The frontend is built with Vite and served as static files from the Databricks App:

src/
├── pages/          # 564 page components
├── components/     # Shared UI components
├── hooks/          # useMarketData, useWebSocket, etc.
├── api/            # client.ts — typed API client
└── App.tsx         # React Router v6 route definitions

AI & ML Architecture

Claude Sonnet 4.5 via FMAPI

The copilot uses Claude Sonnet 4.5 routed through the Databricks Foundation Model API (FMAPI).
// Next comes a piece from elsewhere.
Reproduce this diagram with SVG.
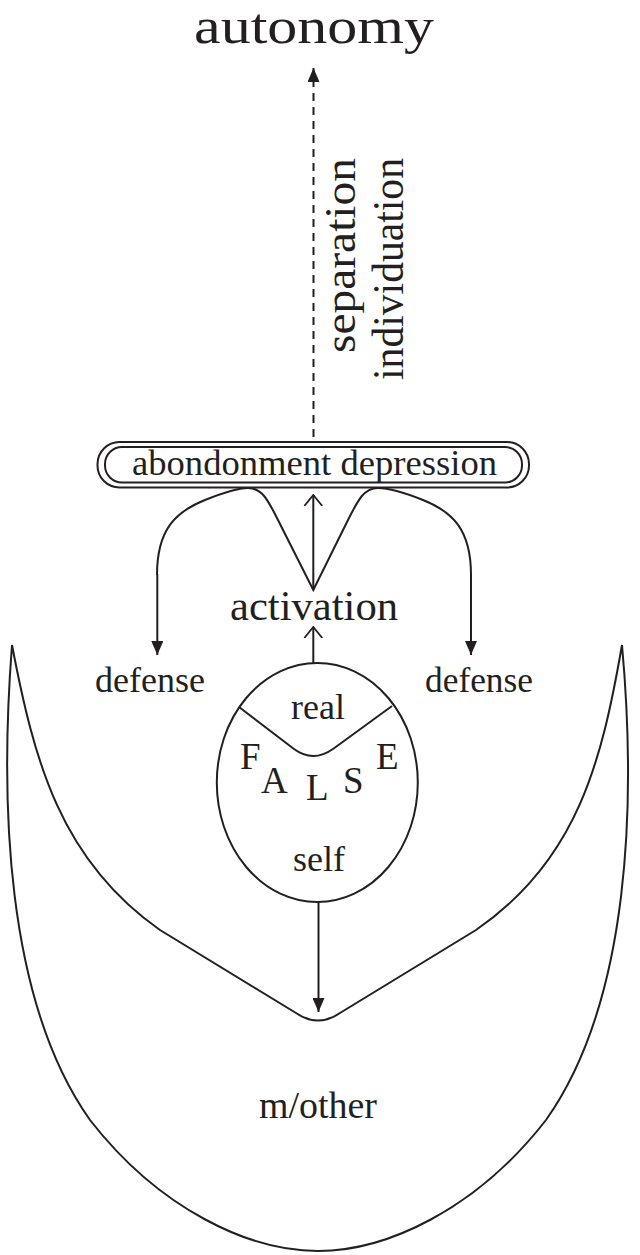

This keeps all API calls within the Databricks network perimeter — no external Anthropic API calls:

client = anthropic.Anthropic(
    base_url=f"{DATABRICKS_HOST}/serving-endpoints",
    api_key=DATABRICKS_TOKEN,
)
response = client.messages.create(
    model="databricks-claude-sonnet-4-5",
    tools=ALL_51_TOOLS,
    messages=conversation_history,
)

The agentic loop runs up to 5 tool-call rounds per request, streaming intermediate results via SSE.

MLflow Model Registry

Five ML experiments are tracked in MLflow:

price_forecast — LightGBM multi-horizon (5 regions, 6 horizons)
demand_forecast — LightGBM demand forecasting
wind_forecast — LightGBM wind generation
solar_forecast — LightGBM solar generation (night-excluded)
anomaly_detection — Isolation Forest + Z-score ensemble

Models are registered with the alias production and loaded via models:/<name>@production URI in inference pipelines.

Genie AI/BI Spaces

12 Genie spaces provide natural language SQL interfaces over Gold tables:

Space	Primary Tables
NEM Prices & Demand	`gold.nem_prices_5min`, `gold.weather_nem_regions`
Generation & Fuel Mix	`gold.nem_generation_by_fuel`
Interconnectors	`gold.nem_interconnectors`
FCAS Markets	`gold.nem_fcas_prices`
Settlement & Finance	`gold.settlement_statements`
DNSP Compliance	`gold.dnsp_aio_metrics`, `gold.dnsp_stpis_metrics`
Asset Intelligence	`gold.dnsp_asset_register`
Vegetation Risk	`gold.dnsp_vegetation_risk`
Workforce Analytics	`gold.dnsp_workforce_metrics`
Environmental & LGCs	`gold.lgc_registry`, `gold.emissions_factors`
Forward Curves	`gold.asx_futures_eod`
Gas Markets	`gold.gas_hub_prices`

Deployment Architecture

The entire platform is managed via Databricks Asset Bundles (DAB):

databricks.yml              # Root config
resources/
├── app.yml                 # Databricks App
├── jobs.yml                # 30 serverless jobs
├── pipelines.yml           # DLT pipelines
├── model_serving.yml       # Model Serving endpoints
└── experiments.yml         # MLflow experiments